Em mais uma sessão, que a sua mãe autorizou a PESSOAS a assistir, o João mostrou-se afável, sorridente, meigo e muito receptivo ao toque. No aquecimento que deve presidir a cada sessão, foi colocada uma música a tocar. «O objectivo é observar a sua vivência corporal num tempo e num espaço. A reacção ao ritmo é muito importante. Mas, principalmente, é preciso mostrar que essa música tem um fim. Por isso é que ele pára quando a música termina», explica a musicoterapeuta.
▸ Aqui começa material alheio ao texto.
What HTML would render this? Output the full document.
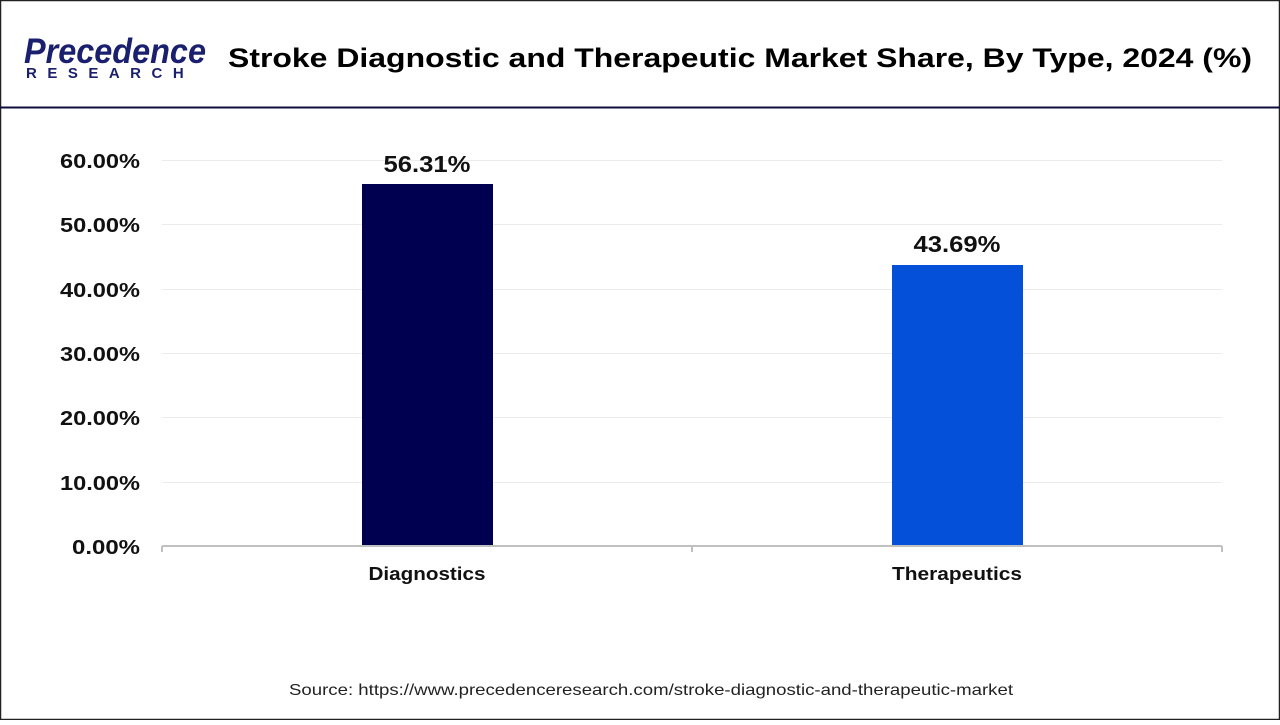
<!DOCTYPE html>
<html><head><style>
body{margin:0;background:#fff;}
</style></head><body>
<svg width="1280" height="720" xmlns="http://www.w3.org/2000/svg" font-family="Liberation Sans, Arial, sans-serif">
<rect x="0.5" y="0.5" width="1279" height="719" fill="#fff" stroke="#222" stroke-width="1.5"/>
<line x1="0" y1="107.5" x2="1280" y2="107.5" stroke="#0d0d3a" stroke-width="2"/>
<text x="24" y="63" font-size="35" fill="#1a1f6e" font-weight="bold" font-style="italic" textLength="182" lengthAdjust="spacingAndGlyphs">Precedence</text>
<text x="26" y="78" font-size="15" fill="#1a1f6e" font-weight="bold" letter-spacing="10.5">RESEARCH</text>
<text x="228" y="67" font-size="27" font-weight="bold" fill="#000" textLength="1024" lengthAdjust="spacingAndGlyphs">Stroke Diagnostic and Therapeutic Market Share, By Type, 2024 (%)</text>
<g stroke="#ececec" stroke-width="1">
<line x1="162" x2="1222" y1="160.5" y2="160.5"/><line x1="162" x2="1222" y1="224.5" y2="224.5"/>
<line x1="162" x2="1222" y1="289.5" y2="289.5"/><line x1="162" x2="1222" y1="353.5" y2="353.5"/>
<line x1="162" x2="1222" y1="417.5" y2="417.5"/><line x1="162" x2="1222" y1="482.5" y2="482.5"/>
</g>
<g font-size="20" font-weight="bold" fill="#111" text-anchor="end">
<text x="140" y="168" textLength="80" lengthAdjust="spacingAndGlyphs">60.00%</text><text x="140" y="232" textLength="80" lengthAdjust="spacingAndGlyphs">50.00%</text><text x="140" y="297" textLength="80" lengthAdjust="spacingAndGlyphs">40.00%</text>
<text x="140" y="361" textLength="80" lengthAdjust="spacingAndGlyphs">30.00%</text><text x="140" y="425" textLength="80" lengthAdjust="spacingAndGlyphs">20.00%</text><text x="140" y="490" textLength="80" lengthAdjust="spacingAndGlyphs">10.00%</text>
<text x="140" y="554" textLength="68" lengthAdjust="spacingAndGlyphs">0.00%</text>
</g>
<rect x="362" y="184" width="131" height="362" fill="#000050"/>
<rect x="892" y="265" width="131" height="281" fill="#0550d8"/>
<g stroke="#c0c0c0" stroke-width="2"><line x1="162" x2="1222" y1="546" y2="546"/>
<line x1="162" x2="162" y1="546" y2="552"/><line x1="692" x2="692" y1="546" y2="552"/><line x1="1222" x2="1222" y1="546" y2="552"/></g>
<g font-size="23" font-weight="bold" fill="#111" text-anchor="middle">
<text x="427" y="172" textLength="87" lengthAdjust="spacingAndGlyphs">56.31%</text><text x="957" y="252" textLength="87" lengthAdjust="spacingAndGlyphs">43.69%</text></g>
<g font-size="18" font-weight="bold" fill="#111" text-anchor="middle">
<text x="427" y="580" textLength="117" lengthAdjust="spacingAndGlyphs">Diagnostics</text><text x="957" y="580" textLength="130" lengthAdjust="spacingAndGlyphs">Therapeutics</text></g>
<text x="651" y="695" font-size="16" fill="#222" text-anchor="middle" textLength="724" lengthAdjust="spacingAndGlyphs">Source: https://www.precedenceresearch.com/stroke-diagnostic-and-therapeutic-market</text>
</svg>
</body></html>
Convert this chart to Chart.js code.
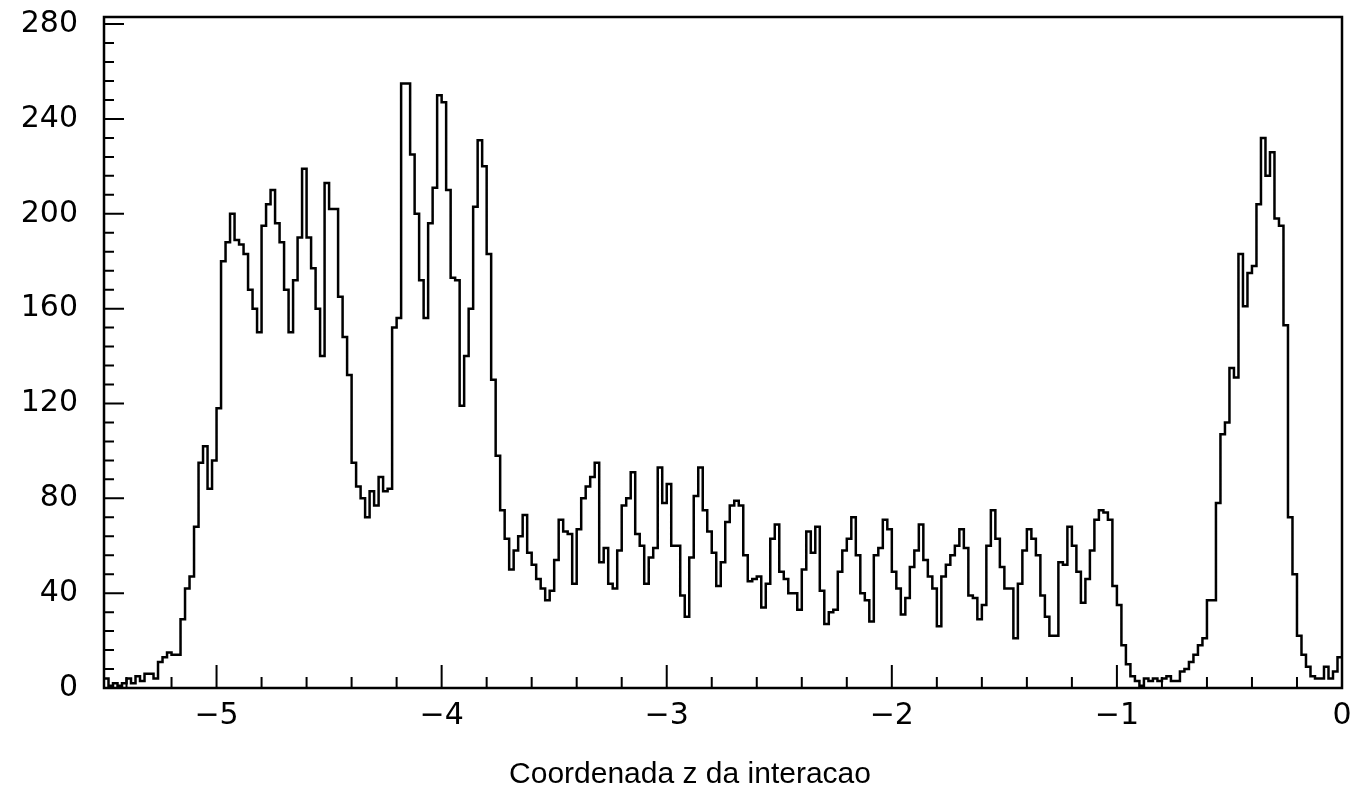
<!DOCTYPE html>
<html lang="pt">
<head>
  <meta charset="UTF-8">
  <title>Coordenada z da interacao</title>
  <script src="https://cdn.jsdelivr.net/npm/chart.js"></script>
  <style>
    html, body { margin: 0; padding: 0; background: #fff; }
    canvas { display: block; }
  </style>
</head>
<body>
  <canvas id="zChart" width="1364" height="798"></canvas>

  <script>
    // histograma: 275 canais de 0.02 entre -5.5 e 0
    const binStart = -5.5;
    const binWidth = 0.02;

    const countsA = [4, 1, 2, 1, 2, 4, 2, 5, 3, 6, 6, 4, 11, 13, 15, 14, 14, 29, 42, 47, 68, 95, 102, 84, 96,
                     118, 180, 188, 200, 189, 187, 183, 168, 160, 150, 195, 204, 210, 196, 188, 168, 150, 172, 190, 219, 190, 177, 160, 140, 213];
    const countsB = [202, 202, 165, 148, 132, 95, 85, 80, 72, 83, 77, 89, 83, 84, 152, 156, 255, 255, 225, 200, 172, 156, 196, 211, 250,
                     247, 210, 173, 172, 119, 140, 160, 203, 231, 220, 183, 130, 98, 75, 63, 50, 58, 64, 73, 57, 52, 46, 42, 37, 41];
    const countsC = [54, 71, 66, 65, 44, 67, 80, 85, 89, 95, 53, 59, 44, 42, 58, 77, 80, 91, 65, 60, 44, 55, 59, 93, 78,
                     86, 60, 60, 39, 30, 55, 81, 93, 75, 66, 57, 43, 53, 70, 77, 79, 77, 56, 45, 46, 47, 34, 44, 63, 69];
    const countsD = [49, 46, 40, 40, 33, 50, 66, 57, 68, 41, 27, 32, 33, 49, 58, 63, 72, 56, 40, 37, 28, 56, 59, 71, 67,
                     49, 42, 31, 38, 51, 58, 69, 54, 47, 42, 26, 47, 52, 56, 60, 67, 59, 39, 38, 29, 35, 60, 75, 63, 51];
    const countsE = [42, 42, 21, 44, 58, 67, 63, 56, 39, 30, 22, 22, 53, 52, 68, 60, 49, 36, 46, 58, 71, 75, 74, 71, 43,
                     35, 18, 10, 5, 3, 1, 4, 3, 4, 3, 4, 5, 3, 3, 7, 8, 11, 14, 18, 21, 37, 37, 78, 107, 112];
    const countsF = [135, 131, 183, 161, 175, 178, 204, 232, 216, 226, 198, 195, 153, 72, 48, 22, 14, 9, 5, 4, 4, 9, 4, 7, 13];

    const xTickValues = [-5, -4, -3, -2, -1, 0];
    const yTickValues = [0, 40, 80, 120, 160, 200, 240, 280];
    const xMinorStep = 0.2;
    const yMinorStep = 8;

    const counts = [].concat(countsA, countsB, countsC, countsD, countsE, countsF);
    const xMin = binStart;
    const xMax = binStart + counts.length * binWidth;

    // pontos nas bordas esquerdas dos canais + ponto final na borda direita
    const points = counts.map((c, i) => ({ x: binStart + i * binWidth, y: c }));
    points.push({ x: xMax, y: counts[counts.length - 1] });

    const TICK_FONT = '"DejaVu Sans", sans-serif';
    const TITLE_FONT = '"Liberation Sans", Arial, sans-serif';

    // moldura e marcas para dentro, como no original
    const frameTicks = {
      id: 'frameTicks',
      afterDatasetsDraw(chart) {
        const { ctx, chartArea: a, scales: { x, y } } = chart;
        ctx.save();
        ctx.strokeStyle = '#000';
        ctx.lineWidth = 2.5;
        ctx.strokeRect(a.left, a.top, a.right - a.left, a.bottom - a.top);

        ctx.lineWidth = 2;
        ctx.beginPath();
        const nx = Math.round((xMax - xMin) / xMinorStep);
        for (let i = 1; i < nx; i++) {
          const v = xMax - i * xMinorStep;
          const major = Math.abs(v - Math.round(v)) < 1e-6;
          const px = x.getPixelForValue(v);
          ctx.moveTo(px, a.bottom);
          ctx.lineTo(px, a.bottom - (major ? 23 : 11));
        }
        const ny = Math.floor(y.max / yMinorStep);
        for (let i = 1; i <= ny; i++) {
          const v = i * yMinorStep;
          const major = v % 40 === 0;
          const py = y.getPixelForValue(v);
          ctx.moveTo(a.left, py);
          ctx.lineTo(a.left + (major ? 20 : 10), py);
        }
        ctx.stroke();
        ctx.restore();
      }
    };

    new Chart(document.getElementById('zChart').getContext('2d'), {
      type: 'line',
      data: {
        datasets: [{
          data: points,
          stepped: true,
          borderColor: '#000',
          borderWidth: 2.5,
          pointRadius: 0,
          fill: false,
          tension: 0
        }]
      },
      options: {
        responsive: false,
        animation: false,
        layout: { padding: { top: 17, right: 0, left: 16, bottom: 0 } },
        plugins: {
          legend: { display: false },
          tooltip: { enabled: false },
          title: {
            display: true,
            position: 'bottom',
            text: 'Coordenada z da interacao',
            color: '#000',
            font: { family: TITLE_FONT, size: 30, weight: 'normal' },
            padding: { top: 9, bottom: 5 }
          }
        },
        scales: {
          x: {
            type: 'linear',
            min: xMin,
            max: xMax,
            afterBuildTicks: s => { s.ticks = xTickValues.map(v => ({ value: v })); },
            afterFit: s => {
              s.height = 60;
              s.paddingLeft = 0;
              s.paddingRight = 22;
              s.paddingTop = 0;
              s.paddingBottom = 0;
            },
            grid: { display: false, drawTicks: false },
            border: { display: false },
            ticks: {
              autoSkip: false,
              maxRotation: 0,
              padding: 10,
              color: '#000',
              font: { family: TICK_FONT, size: 30 },
              callback: v => v < 0 ? '\u2212' + Math.abs(v) : String(v)
            }
          },
          y: {
            min: 0,
            max: 283,
            afterBuildTicks: s => { s.ticks = yTickValues.map(v => ({ value: v })); },
            afterFit: s => {
              s.width = 88;
              s.paddingTop = 0;
              s.paddingBottom = 0;
            },
            grid: { display: false, drawTicks: false },
            border: { display: false },
            ticks: {
              padding: 26,
              color: '#000',
              font: { family: TICK_FONT, size: 30 },
              callback: v => String(v)
            }
          }
        }
      },
      plugins: [frameTicks]
    });
  </script>
</body>
</html>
Em seguida, Margarida proporciona o contacto com os instrumentos.

Há uma interacção musical através de diálogos e improvisações. O João foi respondendo positivamente, com um ou outro olhar desviado durante a actividade o que, embora seja considerado normal, implica o recomeço da terapeuta na captação da sua atenção.

A sessão chega ao fim. O João recebe a mãe na sala, que se senta e o afaga, juntamente com Margarida e um outro menino que aguarda pela sua vez. A mãe do João e a sua terapeuta partilham a alegria do menino com o aproveitamento positivo da sessão. Mãe e filho vão embora, agora para casa, até ao próximo encontro.

Um passado presente

A musicoterapia tem as suas raízes na sabedoria cujas origens se perderam no tempo. O homem antigo desconhecia métodos organizados de "terapia de sons". Mas, na verdade, nem precisava deles, pois conhecia espontaneamente a sua influência. O terror provocado pelos trovões, a tranquilidade do ruído da chuva fina, as melodias produzidas pelos pássaros, o som de uma flauta, são exemplos de sentimentos e efeitos inexplicáveis que sempre atraíram e exerceram forte influência sobre o ser humano.

Segundo a definição aprovada pela Federação Mundial de Musicoterapia, "a musicoterapia tem por objectivo desenvolver potenciais e/ou restaurar funções do indivíduo, a fim de melhorar a sua integração intrapessoal e/ou interpessoal e, em consequência, adquirir uma melhor qualidade de prevenção, reabilitação ou tratamento".

Além disso, numa altura em que somos tão prejudicados pelo barulho, por sons agressivos, pela música dissonante ouvida em volume demasiado alto, a musicoterapia torna-se cada vez mais necessária, dada a incontestável e enorme influência da música e dos sons no equilíbrio do ser humano e em aspectos como: o ritmo cardíaco, a pressão arterial, o equilíbrio térmico, o metabolismo geral, o volume de sangue, a secreção do suco gástrico, entre outros.

A Associação Portuguesa de Musicoterapia (APMT) é uma organização sem fins lucrativos que congrega profissionais de musicoterapia. Segundo Gabriela Gil, vice-presidente da APMT, ainda há muito por fazer: "É preciso lutar pelo reconhecimento oficial da musicoterapia em Portugal, investir na seriedade do exercício da profissão, colaborar com instituições públicas e privadas na definição e concretização de políticas no âmbito da musicoterapia, fomentar o intercâmbio e a difusão de experiências entre os indivíduos e as instituições interessadas em musicoterapia, no país e no estrangeiro".

Para isso, esta organização vai desenvolvendo diversas actividades como seminários, congressos,’ workshops’, sem esquecer a tentativa de dar resposta aos inúmeros pedidos de informação sobre musicoterapia, por e-mail ou por telefone. Permanente será a luta pelo exercício da musicoterapia com seriedade e por profissionais com habilitações adequadas e o empenho em colaborar em iniciativas de divulgação, informação e encaminhamento de serviços na área de Musicoterapia.